Mais rien de tout cela ne s’est produit. Ce n’est ni l’orientation du MAS, ni celle d’Evo Morales, ni celle de son vice-président, Álvaro García Linera, qui a été référencé comme l’un des principaux intellectuels du processus. A l’époque, Linera avait mis en garde contre un « virage trop à gauche » pour ne pas effrayer l’électorat et éviter un retour en arrière du processus.

La droite germe des fruits pourris du progressisme

Outre l’ajustement économique, la décomposition du MAS a été particulièrement profonde. Non seulement il était empêtré dans des scandales de corruption, mais Evo Morales a tenté de modifier la Constitution qu’il avait lui-même promue afin de se perpétuer au pouvoir.

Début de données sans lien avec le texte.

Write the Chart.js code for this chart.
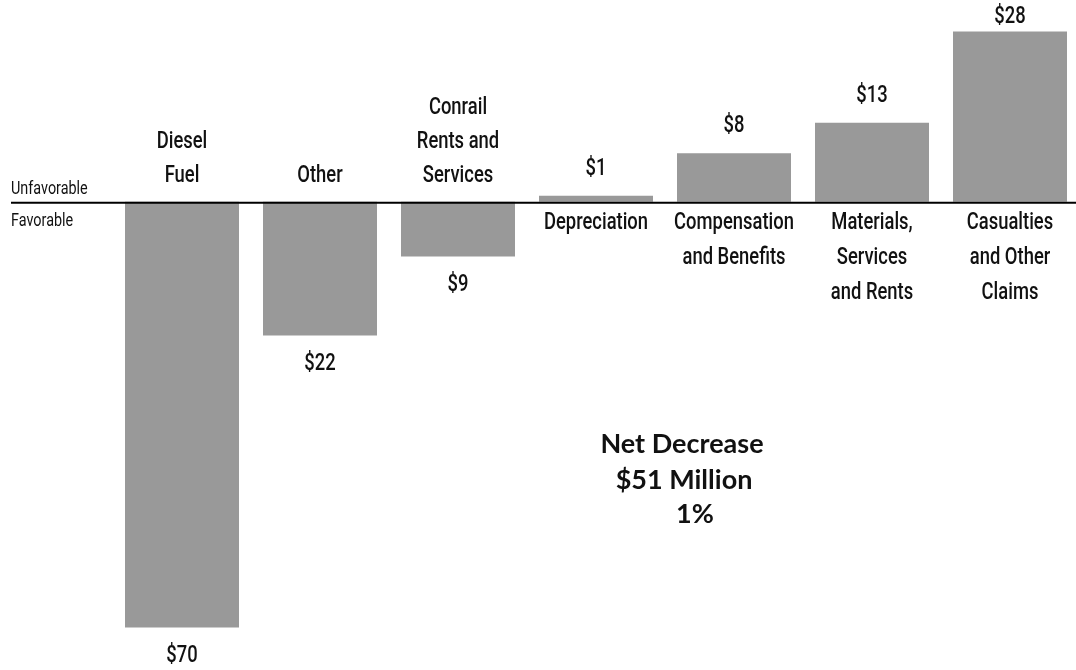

La droite s’est ainsi dotée d’une arme politique puissante, qu’elle a utilisée pour se positionner après les événements de novembre 2019.

En 2020, le MAS a choisi Arce comme candidat à la présidence, dans une opération qui rappelle d’autres exemples latino-américains, Arce est devenu un « traître » et un ennemi de Morales. Il est impliqué dans la tentative de coup d’État et finit par diviser le parti. L’image la plus complète de cette décomposition est peut-être celle d’Evo Morales caché, en fuite, appelant à un vote blanc ou nul.

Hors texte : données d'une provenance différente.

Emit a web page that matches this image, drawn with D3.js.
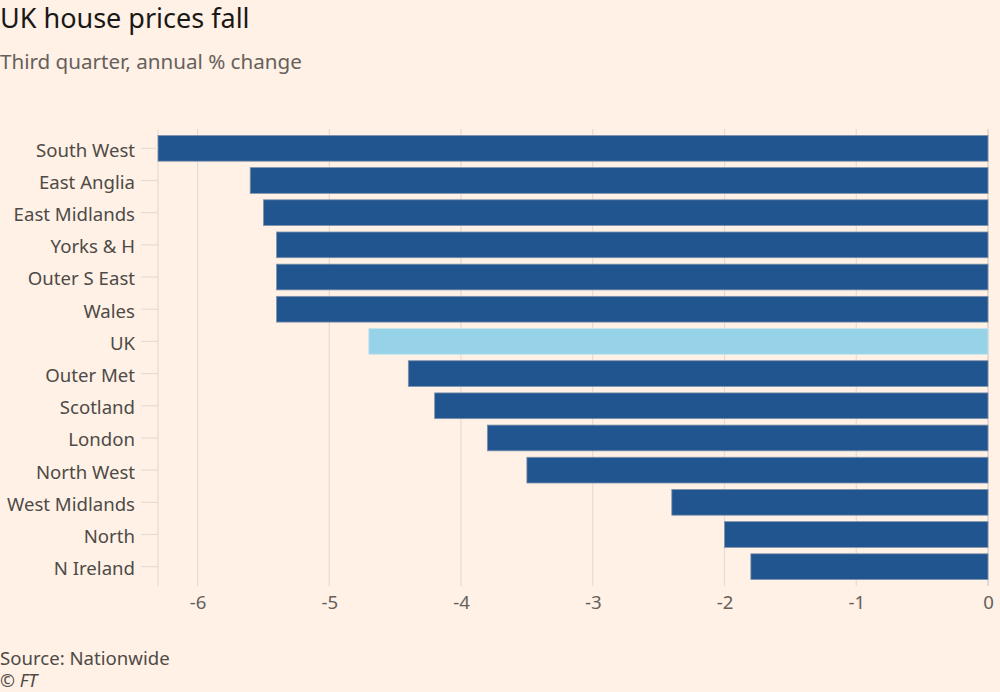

Au-delà de cette dérive personnelle, la cause profonde de l’effondrement est claire : l’incapacité du MAS à proposer de véritables solutions économiques à la grande majorité.

García Linera lui-même l’admet :

« Un gouvernement progressiste ou de gauche perd des élections en raison de ses erreurs politiques. Et ces erreurs peuvent être multiples. Mais il y a un défaut qui unifie les autres : l’erreur de gestion économique en prenant des décisions qui frappent les poches de la grande majorité de ses partisans…. Le progressisme et la gauche sont condamnés à avancer s’ils veulent rester. L’immobilisme, c’est la perte » [1].

Le progressisme est une utopie. Et pour ne pas « faire du surplace », la seule issue est d’avancer en touchant aux intérêts du capital. C’est la vérité qui s’impose, encore et encore, avec une douloureuse clarté. Il n’y a plus de doute, c’est une loi : le progressisme ne cède pas au progrès, mais à une droite qui se nourrit de la déception et de la frustration des attentes trahies.